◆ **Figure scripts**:
☆ ☆ ☆ ☆ ☆

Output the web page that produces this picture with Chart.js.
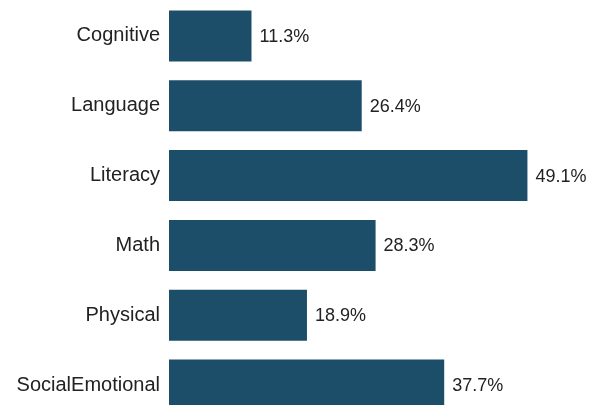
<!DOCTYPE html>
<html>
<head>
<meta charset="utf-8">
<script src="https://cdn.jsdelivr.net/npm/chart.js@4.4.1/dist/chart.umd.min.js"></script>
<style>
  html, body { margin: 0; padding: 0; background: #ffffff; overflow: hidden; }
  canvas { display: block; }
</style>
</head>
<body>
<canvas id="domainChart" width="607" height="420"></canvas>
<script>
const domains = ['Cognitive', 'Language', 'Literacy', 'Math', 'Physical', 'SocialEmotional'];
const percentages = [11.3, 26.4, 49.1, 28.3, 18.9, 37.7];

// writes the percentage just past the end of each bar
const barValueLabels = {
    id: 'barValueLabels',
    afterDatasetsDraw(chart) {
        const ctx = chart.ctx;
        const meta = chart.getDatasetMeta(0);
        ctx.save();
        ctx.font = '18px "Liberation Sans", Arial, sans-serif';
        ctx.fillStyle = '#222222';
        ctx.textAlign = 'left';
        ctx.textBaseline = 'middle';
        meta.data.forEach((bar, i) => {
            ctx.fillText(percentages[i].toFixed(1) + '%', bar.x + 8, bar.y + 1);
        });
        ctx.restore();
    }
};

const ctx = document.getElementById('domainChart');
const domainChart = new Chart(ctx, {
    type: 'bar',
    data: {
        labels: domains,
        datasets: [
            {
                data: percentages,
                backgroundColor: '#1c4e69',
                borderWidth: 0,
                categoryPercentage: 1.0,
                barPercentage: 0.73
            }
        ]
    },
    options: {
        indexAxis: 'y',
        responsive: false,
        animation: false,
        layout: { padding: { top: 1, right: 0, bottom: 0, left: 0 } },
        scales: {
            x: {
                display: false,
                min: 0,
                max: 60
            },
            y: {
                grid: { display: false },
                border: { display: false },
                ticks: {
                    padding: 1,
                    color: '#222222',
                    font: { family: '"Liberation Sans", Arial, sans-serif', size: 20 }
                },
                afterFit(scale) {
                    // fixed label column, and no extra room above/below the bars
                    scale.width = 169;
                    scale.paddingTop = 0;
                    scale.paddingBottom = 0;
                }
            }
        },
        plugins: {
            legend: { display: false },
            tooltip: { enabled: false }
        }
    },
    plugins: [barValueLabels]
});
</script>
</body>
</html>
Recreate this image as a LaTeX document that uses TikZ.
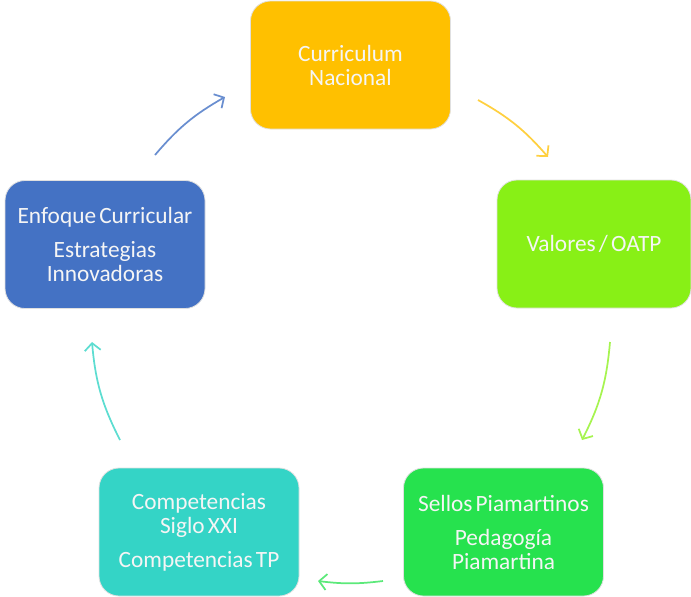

☆ ☆ ☆ ☆ ☆

◆ **REQUIRED WORK**:
Repeat the lines above exactly, and keep every picture out.

◆ **CORRECT OUTPUT**:
Output the web page that produces this picture with Chart.js.
<!DOCTYPE html>
<html>
<head>
<meta charset="utf-8">
<script src="https://cdn.jsdelivr.net/npm/chart.js@4.4.1/dist/chart.umd.min.js"></script>
<style>
  html, body { margin: 0; padding: 0; background: #ffffff; overflow: hidden; }
  canvas { display: block; }
</style>
</head>
<body>
<canvas id="domainChart" width="607" height="420"></canvas>
<script>
const domains = ['Cognitive', 'Language', 'Literacy', 'Math', 'Physical', 'SocialEmotional'];
const percentages = [11.3, 26.4, 49.1, 28.3, 18.9, 37.7];

// writes the percentage just past the end of each bar
const barValueLabels = {
    id: 'barValueLabels',
    afterDatasetsDraw(chart) {
        const ctx = chart.ctx;
        const meta = chart.getDatasetMeta(0);
        ctx.save();
        ctx.font = '18px "Liberation Sans", Arial, sans-serif';
        ctx.fillStyle = '#222222';
        ctx.textAlign = 'left';
        ctx.textBaseline = 'middle';
        meta.data.forEach((bar, i) => {
            ctx.fillText(percentages[i].toFixed(1) + '%', bar.x + 8, bar.y + 1);
        });
        ctx.restore();
    }
};

const ctx = document.getElementById('domainChart');
const domainChart = new Chart(ctx, {
    type: 'bar',
    data: {
        labels: domains,
        datasets: [
            {
                data: percentages,
                backgroundColor: '#1c4e69',
                borderWidth: 0,
                categoryPercentage: 1.0,
                barPercentage: 0.73
            }
        ]
    },
    options: {
        indexAxis: 'y',
        responsive: false,
        animation: false,
        layout: { padding: { top: 1, right: 0, bottom: 0, left: 0 } },
        scales: {
            x: {
                display: false,
                min: 0,
                max: 60
            },
            y: {
                grid: { display: false },
                border: { display: false },
                ticks: {
                    padding: 1,
                    color: '#222222',
                    font: { family: '"Liberation Sans", Arial, sans-serif', size: 20 }
                },
                afterFit(scale) {
                    // fixed label column, and no extra room above/below the bars
                    scale.width = 169;
                    scale.paddingTop = 0;
                    scale.paddingBottom = 0;
                }
            }
        },
        plugins: {
            legend: { display: false },
            tooltip: { enabled: false }
        }
    },
    plugins: [barValueLabels]
});
</script>
</body>
</html>
Recreate this image as a LaTeX document that uses TikZ.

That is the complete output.